DS1 is almost 4.5 (school in September) and I also have a 2 month old DS2. We live in a small 2 bed house in London and are lucky to have a garden but indoor space is tight e.g. we need to keep outdoor footwear in living room, pram just inside front door as no porch, have to move bin in kitchen to open back door for garden access etc. But I know people manage in far smaller spaces.

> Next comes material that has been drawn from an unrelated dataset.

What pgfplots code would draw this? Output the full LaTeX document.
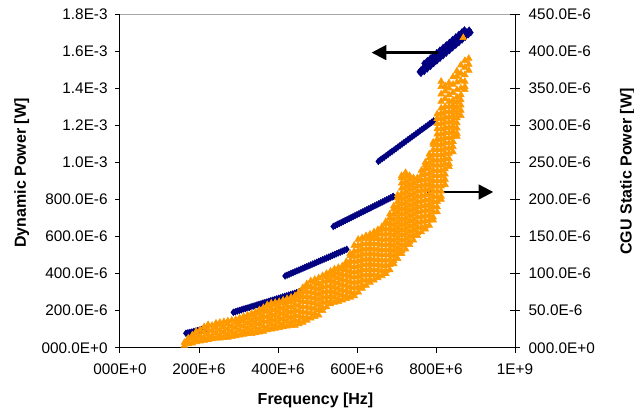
\documentclass[border=0pt]{standalone}
\usepackage{fontspec}
\setmainfont{Liberation Sans}
\usepackage{pgfplots}
\pgfplotsset{compat=1.18}
\usetikzlibrary{arrows.meta}
\definecolor{navyblue}{RGB}{0,0,128}
\definecolor{orng}{RGB}{255,153,0}
\begin{document}
\begin{tikzpicture}
\begin{axis}[
  at={(0,0)}, anchor=south west,
  scale only axis, width=296.25pt, height=250.3pt,
  xmin=0, xmax=1000, ymin=0, ymax=1800,
  axis x line*=bottom, axis y line*=left,
  axis line style={black, line width=0.75pt},
  xtick={0,200,400,600,800,1000},
  xticklabels={000E+0,200E+6,400E+6,600E+6,800E+6,1E+9},
  ytick={0,200,400,600,800,1000,1200,1400,1600,1800},
  yticklabels={000.0E+0,200.0E-6,400.0E-6,600.0E-6,800.0E-6,1.0E-3,1.2E-3,1.4E-3,1.6E-3,1.8E-3},
  tick align=outside, major tick length=3.75pt,
  tick style={black, line width=0.75pt},
  ticklabel style={font=\fontsize{11.5pt}{13pt}\selectfont},
  xticklabel style={yshift=-4.5pt},
  yticklabel style={xshift=-2pt},
  label style={font=\bfseries\fontsize{12pt}{14pt}\selectfont},
  xlabel={Frequency [Hz]},
  xlabel style={at={(axis description cs:0.495,-0.1687)}, anchor=base},
  ylabel={Dynamic Power [W]},
  ylabel style={at={(axis description cs:-0.2489,0.5235)}, anchor=center},
]
\draw[gray!70, line width=0.75pt] (rel axis cs:0,1) -- (rel axis cs:1,1);
\addplot[only marks, mark=diamond*, mark size=2.5pt, color=navyblue, mark options={draw=navyblue, fill=navyblue}] coordinates {
(167,78) (172,80.5) (177,83) (182,85) (187,88) (192,90) (197,93) (202,95) (207,97.5) (212,100) (217,102.5) (220,104)
(287,191) (292,194) (297,198) (302,201) (307,204) (312,208) (317,211) (322,214) (327,217) (332,221) (337,224) (342,227) (347,231) (352,234) (357,237) (362,241) (367,244) (372,247) (377,250.5) (382,254) (387,257) (392,260) (397,264) (402,267) (407,270) (412,274) (417,277) (422,280) (427,284) (432,287) (437,290) (442,293.5) (447,297) (452,300) (455,302)
(418,387) (423,391.6) (428,396) (433,401) (438,405.5) (443,410) (448,414.7) (453,419) (458,424) (463,428.5) (468,433) (473,438) (478,442) (483,447) (488,451.6) (493,456) (498,461) (503,465.5) (508,470) (513,474.7) (518,479) (523,484) (528,488.5) (533,493) (538,498) (543,502) (548,507) (553,511.6) (558,516) (563,521) (568,525.5) (574,531)
(540,654) (545,659) (550,665) (555,670) (560,675) (565,680.7) (570,686) (575,691) (580,696.6) (585,702) (590,707) (595,712.6) (600,718) (605,723) (610,728.6) (615,734) (620,739) (625,744.6) (630,750) (635,755) (640,760.6) (645,766) (650,771) (655,776.6) (660,782) (665,787) (670,792.6) (675,798) (680,803) (685,808.6) (690,814) (692,816)
(654,1005) (659,1013) (664,1020.6) (669,1028) (674,1036) (679,1044) (684,1052) (689,1059.6) (694,1067) (699,1075) (704,1083) (709,1091) (714,1098.7) (719,1106.5) (724,1114) (729,1122) (734,1130) (739,1137.7) (744,1145.5) (749,1153) (754,1161) (759,1169) (764,1177) (769,1184.5) (774,1192) (779,1200) (784,1208) (789,1216) (794,1223.5)
(758,1488) (762,1480)
(762,1498) (766,1505) (774,1519) (782,1533) (790,1547) (798,1561) (806,1576) (814,1590) (822,1604) (830,1618) (838,1632) (846,1646) (854,1661) (862,1675) (870,1689) (878,1703) (884,1713)
(770,1534) (778,1548) (786,1562) (794,1577) (802,1591) (810,1605) (818,1619) (826,1633) (834,1647) (842,1662) (850,1676) (858,1690) (866,1704) (872,1714)
(770,1490) (778,1504) (786,1518) (794,1533) (802,1547) (810,1561) (818,1575) (826,1589) (834,1603) (842,1618) (850,1632) (858,1646) (866,1660) (874,1675) (882,1689) (888,1700)
};
\end{axis}
\begin{axis}[
  at={(0,0)}, anchor=south west,
  scale only axis, width=296.25pt, height=250.3pt,
  xmin=0, xmax=1000, ymin=0, ymax=450,
  axis x line=none, axis y line*=right,
  axis line style={black, line width=0.75pt},
  ytick={0,50,100,150,200,250,300,350,400,450},
  yticklabels={000.0E+0,50.0E-6,100.0E-6,150.0E-6,200.0E-6,250.0E-6,300.0E-6,350.0E-6,400.0E-6,450.0E-6},
  tick align=center, major tick length=7.5pt,
  tick style={black, line width=0.75pt},
  ticklabel style={font=\fontsize{11.5pt}{13pt}\selectfont},
  yticklabel style={xshift=3pt},
  label style={font=\bfseries\fontsize{12pt}{14pt}\selectfont},
  ylabel={CGU Static Power [W]},
  ylabel style={at={(axis description cs:1.2848,0.528)}, anchor=center},
]
\addplot[only marks, mark=triangle*, mark size=2.9pt, color=orng, mark options={draw=orng, fill=orng}] coordinates {
(163,3) (163,7)
(173,5) (173,9) (173,13)
(183,6) (183,13) (183,17)
(193,8) (193,12) (193,19) (193,22)
(203,9) (203,16) (203,24)
(213,10) (213,14) (213,21) (213,28)
(223,11) (223,18) (223,25) (223,31)
(233,12) (233,16) (233,23) (233,30)
(243,13) (243,20) (243,27) (243,33)
(253,13) (253,17) (253,24) (253,31) (253,34)
(263,14) (263,21) (263,28) (263,35)
(273,14) (273,18) (273,25) (273,32) (273,36)
(283,15) (283,22) (283,29) (283,37)
(293,16) (293,20) (293,27) (293,34) (293,38)
(303,17) (303,24) (303,31) (303,36) (303,40)
(313,18) (313,22) (313,29) (313,36) (313,42)
(323,19) (323,26) (323,33) (323,40) (323,44)
(333,19) (333,23) (333,30) (333,37) (333,44) (333,46)
(343,20) (343,27) (343,34) (343,41) (343,48)
(353,21) (353,25) (353,32) (353,39) (353,46) (353,51)
(363,22) (363,29) (363,36) (363,43) (363,50) (363,54)
(373,24) (373,28) (373,35) (373,42) (373,49) (373,56) (373,58)
(383,25) (383,32) (383,39) (383,46) (383,53) (383,60)
(393,26) (393,30) (393,37) (393,44) (393,51) (393,58) (393,61)
(403,27) (403,34) (403,41) (403,48) (403,55) (403,62)
(413,28) (413,32) (413,39) (413,46) (413,53) (413,60) (413,64)
(423,29) (423,36) (423,43) (423,50) (423,57) (423,62) (423,66)
(433,30) (433,34) (433,41) (433,48) (433,55) (433,62) (433,68)
(443,30) (443,37) (443,44) (443,51) (443,58) (443,65) (443,70)
(453,32) (453,36) (453,43) (453,50) (453,57) (453,64) (453,71) (453,75)
(463,34) (463,41) (463,48) (463,55) (463,62) (463,69) (463,76) (463,81)
(473,37) (473,41) (473,48) (473,55) (473,62) (473,69) (473,76) (473,83) (473,86)
(483,40) (483,47) (483,54) (483,61) (483,68) (483,75) (483,82) (483,90)
(493,42) (493,46) (493,53) (493,60) (493,67) (493,74) (493,81) (493,88) (493,92)
(503,44) (503,51) (503,58) (503,65) (503,72) (503,79) (503,86) (503,94)
(513,50) (513,54) (513,61) (513,68) (513,75) (513,82) (513,89) (513,97)
(523,55) (523,62) (523,69) (523,76) (523,83) (523,90) (523,95) (523,100)
(533,59) (533,63) (533,70) (533,77) (533,84) (533,91) (533,98) (533,103)
(543,61) (543,68) (543,75) (543,82) (543,89) (543,96) (543,101) (543,106)
(553,62) (553,66) (553,73) (553,80) (553,87) (553,94) (553,101) (553,108)
(563,64) (563,71) (563,78) (563,85) (563,92) (563,99) (563,106) (563,110)
(573,66) (573,70) (573,77) (573,84) (573,91) (573,98) (573,105) (573,112) (573,116)
(583,68) (583,75) (583,82) (583,89) (583,96) (583,103) (583,110) (583,117) (583,124) (583,127)
(593,70) (593,74) (593,81) (593,88) (593,95) (593,102) (593,109) (593,116) (593,123) (593,130) (593,138)
(603,75) (603,82) (603,89) (603,96) (603,103) (603,110) (603,117) (603,124) (603,131) (603,138) (603,146)
(613,80) (613,84) (613,91) (613,98) (613,105) (613,112) (613,119) (613,126) (613,133) (613,140) (613,148)
(623,84) (623,91) (623,98) (623,105) (623,112) (623,119) (623,126) (623,133) (623,140) (623,147) (623,151)
(633,88) (633,92) (633,99) (633,106) (633,113) (633,120) (633,127) (633,134) (633,141) (633,148) (633,153)
(643,91) (643,98) (643,105) (643,112) (643,119) (643,126) (643,133) (643,140) (643,147) (643,152) (643,156)
(653,94) (653,98) (653,105) (653,112) (653,119) (653,126) (653,133) (653,140) (653,147) (653,154) (653,159)
(663,97) (663,104) (663,111) (663,118) (663,125) (663,132) (663,139) (663,146) (663,153) (663,160) (663,163)
(673,100) (673,104) (673,111) (673,118) (673,125) (673,132) (673,139) (673,146) (673,153) (673,160) (673,167) (673,170)
(683,105) (683,112) (683,119) (683,126) (683,133) (683,140) (683,147) (683,154) (683,161) (683,168) (683,175) (683,180)
(693,113) (693,117) (693,124) (693,131) (693,138) (693,145) (693,152) (693,159) (693,166) (693,173) (693,180) (693,187) (693,191)
(703,120) (703,127) (703,134) (703,141) (703,148) (703,155) (703,162) (703,169) (703,176) (703,183) (703,190) (703,197) (703,202) (703,206)
(713,127) (713,131) (713,138) (713,145) (713,152) (713,159) (713,166) (713,173) (713,180) (713,187) (713,194) (713,201) (713,208) (713,215) (713,222) (713,229) (713,232)
(723,133) (723,140) (723,147) (723,154) (723,161) (723,168) (723,175) (723,182) (723,189) (723,196) (723,203) (723,210) (723,217) (723,224) (723,231) (723,236)
(733,139) (733,143) (733,150) (733,157) (733,164) (733,171) (733,178) (733,185) (733,192) (733,199) (733,206) (733,213) (733,220) (733,227) (733,232)
(743,145) (743,152) (743,159) (743,166) (743,173) (743,180) (743,187) (743,194) (743,201) (743,208) (743,215) (743,222) (743,229)
(753,151) (753,155) (753,162) (753,169) (753,176) (753,183) (753,190) (753,197) (753,204) (753,211) (753,218) (753,225) (753,229)
(763,156) (763,163) (763,170) (763,177) (763,184) (763,191) (763,198) (763,205) (763,212) (763,219) (763,226) (763,233) (763,239)
(773,160) (773,164) (773,171) (773,178) (773,185) (773,192) (773,199) (773,206) (773,213) (773,220) (773,227) (773,234) (773,241) (773,246) (773,250)
(783,165) (783,172) (783,179) (783,186) (783,193) (783,200) (783,207) (783,214) (783,221) (783,228) (783,235) (783,242) (783,249) (783,256) (783,261)
(793,172) (793,176) (793,183) (793,190) (793,197) (793,204) (793,211) (793,218) (793,225) (793,232) (793,239) (793,246) (793,253) (793,260) (793,267) (793,274) (793,277)
(803,183) (803,190) (803,197) (803,204) (803,211) (803,218) (803,225) (803,232) (803,239) (803,246) (803,253) (803,260) (803,267) (803,274) (803,281) (803,288) (803,295) (803,302) (803,309) (803,315)
(813,200) (813,204) (813,211) (813,218) (813,225) (813,232) (813,239) (813,246) (813,253) (813,260) (813,267) (813,274) (813,281) (813,288) (813,295) (813,302) (813,309) (813,316) (813,323) (813,332) (813,342) (813,352) (813,359)
(823,220) (823,227) (823,234) (823,241) (823,248) (823,255) (823,262) (823,269) (823,276) (823,283) (823,290) (823,297) (823,304) (823,311) (823,318) (823,325) (823,336) (823,346) (823,353)
(833,244) (833,248) (833,255) (833,262) (833,269) (833,276) (833,283) (833,290) (833,297) (833,304) (833,311) (833,318) (833,325) (833,332) (833,341) (833,350) (833,357)
(843,264) (843,271) (843,278) (843,285) (843,292) (843,299) (843,306) (843,313) (843,320) (843,327) (843,334) (843,344) (843,355) (843,365)
(853,285) (853,289) (853,296) (853,303) (853,310) (853,317) (853,324) (853,331) (853,338) (853,348) (853,358) (853,366) (853,373)
(863,313) (863,320) (863,327) (863,334) (863,341) (863,350) (863,360) (863,370) (863,381)
(873,348) (873,352) (873,359) (873,368) (873,378) (873,387)
(883,374) (883,382) (883,390)
(869,418)
};
\draw[-{Triangle[length=11pt,width=11pt]}, line width=1.8pt, black] (axis cs:806,398) -- (axis cs:637,398);
\draw[-{Triangle[length=11pt,width=11pt]}, line width=1.8pt, black] (axis cs:777,210) -- (axis cs:945,210);
\end{axis}
\pgfresetboundingbox
\path[use as bounding box] (-90pt,-48.2pt) rectangle (385.5pt,260.8pt);
\end{tikzpicture}
\end{document}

I am getting more and more overwhelmed by the general mess and wonder if I've actually got a bigger problem e.g. PND or OCD? DS1 is naturally a very messy child and constantly covered in mud/food/damp from water play and puddles etc. I don't want to the sort of mum that stops him from being a child and exploring the world but he just brings his mess with him onto every surface of the house and it's really bothering me that he might make DS2 sick 😞 we try to get him to wash his hands as soon as he comes in but before he has even reached the sink he has already spread chaos across 2 rooms of the house. Even when he is inside he is constantly emptying multiple toys onto the floor, crayons etc and is a very messy eater. If I ask him not to do something (in whatever fun creative way I can think) he argues for about 5 minutes about it or acts really defensive.
I feel like I am constantly moaning at him about all of the above and it's grinding me down. I have days where I resolve to be a bit more relaxed but he really tests me by refusing when I ask him e.g. not to climb in the moses basket in his disgusting muddy trousers. I know he is adjusting to a new sibling but also know he wouldn't behave like this at nursery where they do get the children involved in tidying up. I think our relationship is suffering but I am also so SO tired and low energy from poor sleep and just can't muster the energy to be all bright and cheery about him constantly trashing our house and the clean up involved.
Not really sure what I'm looking for just need to rant.